(begin)
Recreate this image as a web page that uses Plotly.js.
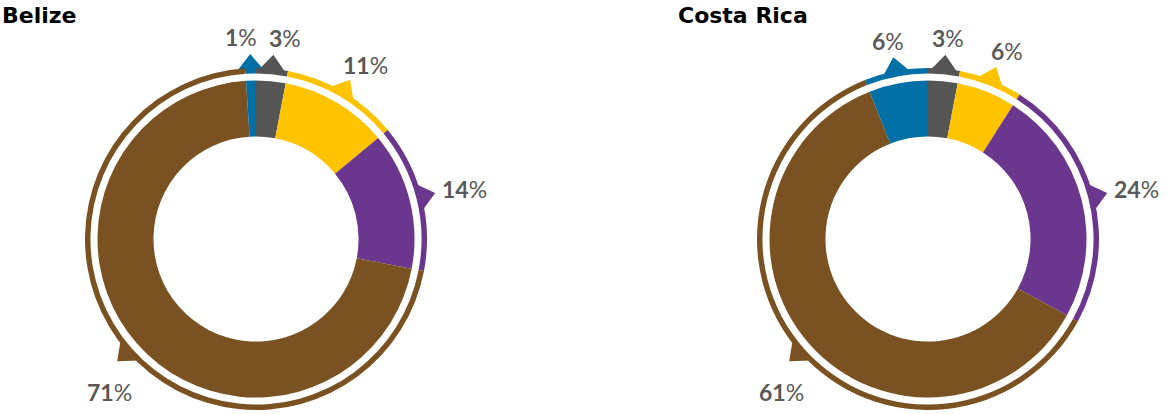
<!DOCTYPE html>
<html>
<head>
<meta charset="utf-8">
<script src="https://cdn.plot.ly/plotly-3.0.1.min.js"></script>
<style>
  html, body { margin: 0; padding: 0; background: #ffffff; }
  #chart { width: 1168px; height: 414px; }
</style>
</head>
<body>
<div id="chart"></div>
<script>
// ---- Data (slice order clockwise from 12 o'clock) ----
const categories = ['Grey', 'Yellow', 'Purple', 'Brown', 'Blue'];
const belizeValues = [3, 11, 14, 71, 1];
const costaRicaValues = [3, 6, 24, 61, 6];
const countryNames = ['Belize', 'Costa Rica'];

// ---- Style ----
const sliceColors = ['#555555', '#FFC300', '#6B368E', '#7A5221', '#0070A6'];
const W = 1168, H = 414;
const geom = [
  { cx: 256, cy: 239, titleX: 0 },
  { cx: 928, cy: 239, titleX: 676 }
];
const R_INNER = 158.5, HOLE = 0.647;
const R_RING = 171, RING_HOLE = 0.968;
const BASE_R = 168, TIP_R = 185, HALF_BASE = 14;

const traces = [];
const annotations = [];

function domainFor(cx, cy, r) {
  return {
    x: [(cx - r) / W, (cx + r) / W],
    y: [1 - (cy + r) / H, 1 - (cy - r) / H]
  };
}

[belizeValues, costaRicaValues].forEach((vals, k) => {
  const g = geom[k];
  traces.push({
    type: 'pie', values: vals, labels: categories, sort: false,
    direction: 'clockwise', rotation: 0, hole: HOLE,
    textinfo: 'none', hoverinfo: 'label+percent', showlegend: false,
    marker: { colors: sliceColors, line: { width: 0 } },
    domain: domainFor(g.cx, g.cy, R_INNER)
  });
  traces.push({
    type: 'pie', values: vals, labels: categories, sort: false,
    direction: 'clockwise', rotation: 0, hole: RING_HOLE,
    textinfo: 'none', hoverinfo: 'skip', showlegend: false,
    marker: { colors: sliceColors, line: { width: 0 } },
    domain: domainFor(g.cx, g.cy, R_RING)
  });

  const total = vals.reduce((a, b) => a + b, 0);
  let cum = 0;
  const labels = [];
  vals.forEach((v, i) => {
    const mid = (cum + v / 2) / total * 2 * Math.PI;
    cum += v;
    const ux = Math.sin(mid), uy = -Math.cos(mid);
    const tx = Math.cos(mid), ty = Math.sin(mid);
    const bx = g.cx + BASE_R * ux, by = g.cy + BASE_R * uy;
    const px = g.cx + TIP_R * ux, py = g.cy + TIP_R * uy;
    traces.push({
      type: 'scatter', mode: 'lines', fill: 'toself',
      x: [bx - HALF_BASE * tx, px, bx + HALF_BASE * tx, bx - HALF_BASE * tx],
      y: [by - HALF_BASE * ty, py, by + HALF_BASE * ty, by - HALF_BASE * ty],
      fillcolor: sliceColors[i], line: { width: 0, color: sliceColors[i] },
      hoverinfo: 'skip', showlegend: false, xaxis: 'x', yaxis: 'y'
    });
    const bottom = Math.cos(mid) < 0;
    const rx = bottom ? 195 : 215;
    const ry = bottom ? 232 : 202;
    labels.push({ x: g.cx + rx * ux, y: g.cy + ry * uy, v: v });
  });
  labels.sort((a, b) => a.x - b.x);
  for (let i = 0; i < labels.length; i++) {
    for (let j = i + 1; j < labels.length; j++) {
      const a = labels[i], b = labels[j];
      if (Math.abs(a.y - b.y) < 24 && b.x - a.x < 44) {
        const push = (44 - (b.x - a.x)) / 2;
        a.x -= push; b.x += push;
      }
    }
  }
  labels.forEach(l => {
    annotations.push({
      xref: 'x', yref: 'y', x: l.x, y: l.y,
      text: '<b>' + l.v + '</b>%', showarrow: false,
      xanchor: 'center', yanchor: 'middle',
      font: { family: 'Lato, "Open Sans", sans-serif', size: 23, color: '#595959' }
    });
  });
  annotations.push({
    xref: 'x', yref: 'y', x: g.titleX, y: 15,
    text: '<b>' + countryNames[k] + '</b>', showarrow: false,
    xanchor: 'left', yanchor: 'middle',
    font: { family: '"DejaVu Sans", sans-serif', size: 22, color: '#000000' }
  });
});

const layout = {
  width: W, height: H,
  margin: { l: 0, r: 0, t: 0, b: 0, pad: 0 },
  paper_bgcolor: '#ffffff', plot_bgcolor: 'rgba(0,0,0,0)',
  showlegend: false,
  xaxis: { range: [0, W], visible: false, fixedrange: true },
  yaxis: { range: [H, 0], visible: false, fixedrange: true },
  annotations: annotations
};

Plotly.newPlot('chart', traces, layout, { displayModeBar: false, staticPlot: true });
</script>
</body>
</html>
(end)
* _Work required_: Reproduce the listing word for word and omit its pictures.

* _Problem solution_:
Recreate this image as a web page that uses Plotly.js.
<!DOCTYPE html>
<html>
<head>
<meta charset="utf-8">
<script src="https://cdn.plot.ly/plotly-3.0.1.min.js"></script>
<style>
  html, body { margin: 0; padding: 0; background: #ffffff; }
  #chart { width: 1168px; height: 414px; }
</style>
</head>
<body>
<div id="chart"></div>
<script>
// ---- Data (slice order clockwise from 12 o'clock) ----
const categories = ['Grey', 'Yellow', 'Purple', 'Brown', 'Blue'];
const belizeValues = [3, 11, 14, 71, 1];
const costaRicaValues = [3, 6, 24, 61, 6];
const countryNames = ['Belize', 'Costa Rica'];

// ---- Style ----
const sliceColors = ['#555555', '#FFC300', '#6B368E', '#7A5221', '#0070A6'];
const W = 1168, H = 414;
const geom = [
  { cx: 256, cy: 239, titleX: 0 },
  { cx: 928, cy: 239, titleX: 676 }
];
const R_INNER = 158.5, HOLE = 0.647;
const R_RING = 171, RING_HOLE = 0.968;
const BASE_R = 168, TIP_R = 185, HALF_BASE = 14;

const traces = [];
const annotations = [];

function domainFor(cx, cy, r) {
  return {
    x: [(cx - r) / W, (cx + r) / W],
    y: [1 - (cy + r) / H, 1 - (cy - r) / H]
  };
}

[belizeValues, costaRicaValues].forEach((vals, k) => {
  const g = geom[k];
  traces.push({
    type: 'pie', values: vals, labels: categories, sort: false,
    direction: 'clockwise', rotation: 0, hole: HOLE,
    textinfo: 'none', hoverinfo: 'label+percent', showlegend: false,
    marker: { colors: sliceColors, line: { width: 0 } },
    domain: domainFor(g.cx, g.cy, R_INNER)
  });
  traces.push({
    type: 'pie', values: vals, labels: categories, sort: false,
    direction: 'clockwise', rotation: 0, hole: RING_HOLE,
    textinfo: 'none', hoverinfo: 'skip', showlegend: false,
    marker: { colors: sliceColors, line: { width: 0 } },
    domain: domainFor(g.cx, g.cy, R_RING)
  });

  const total = vals.reduce((a, b) => a + b, 0);
  let cum = 0;
  const labels = [];
  vals.forEach((v, i) => {
    const mid = (cum + v / 2) / total * 2 * Math.PI;
    cum += v;
    const ux = Math.sin(mid), uy = -Math.cos(mid);
    const tx = Math.cos(mid), ty = Math.sin(mid);
    const bx = g.cx + BASE_R * ux, by = g.cy + BASE_R * uy;
    const px = g.cx + TIP_R * ux, py = g.cy + TIP_R * uy;
    traces.push({
      type: 'scatter', mode: 'lines', fill: 'toself',
      x: [bx - HALF_BASE * tx, px, bx + HALF_BASE * tx, bx - HALF_BASE * tx],
      y: [by - HALF_BASE * ty, py, by + HALF_BASE * ty, by - HALF_BASE * ty],
      fillcolor: sliceColors[i], line: { width: 0, color: sliceColors[i] },
      hoverinfo: 'skip', showlegend: false, xaxis: 'x', yaxis: 'y'
    });
    const bottom = Math.cos(mid) < 0;
    const rx = bottom ? 195 : 215;
    const ry = bottom ? 232 : 202;
    labels.push({ x: g.cx + rx * ux, y: g.cy + ry * uy, v: v });
  });
  labels.sort((a, b) => a.x - b.x);
  for (let i = 0; i < labels.length; i++) {
    for (let j = i + 1; j < labels.length; j++) {
      const a = labels[i], b = labels[j];
      if (Math.abs(a.y - b.y) < 24 && b.x - a.x < 44) {
        const push = (44 - (b.x - a.x)) / 2;
        a.x -= push; b.x += push;
      }
    }
  }
  labels.forEach(l => {
    annotations.push({
      xref: 'x', yref: 'y', x: l.x, y: l.y,
      text: '<b>' + l.v + '</b>%', showarrow: false,
      xanchor: 'center', yanchor: 'middle',
      font: { family: 'Lato, "Open Sans", sans-serif', size: 23, color: '#595959' }
    });
  });
  annotations.push({
    xref: 'x', yref: 'y', x: g.titleX, y: 15,
    text: '<b>' + countryNames[k] + '</b>', showarrow: false,
    xanchor: 'left', yanchor: 'middle',
    font: { family: '"DejaVu Sans", sans-serif', size: 22, color: '#000000' }
  });
});

const layout = {
  width: W, height: H,
  margin: { l: 0, r: 0, t: 0, b: 0, pad: 0 },
  paper_bgcolor: '#ffffff', plot_bgcolor: 'rgba(0,0,0,0)',
  showlegend: false,
  xaxis: { range: [0, W], visible: false, fixedrange: true },
  yaxis: { range: [H, 0], visible: false, fixedrange: true },
  annotations: annotations
};

Plotly.newPlot('chart', traces, layout, { displayModeBar: false, staticPlot: true });
</script>
</body>
</html>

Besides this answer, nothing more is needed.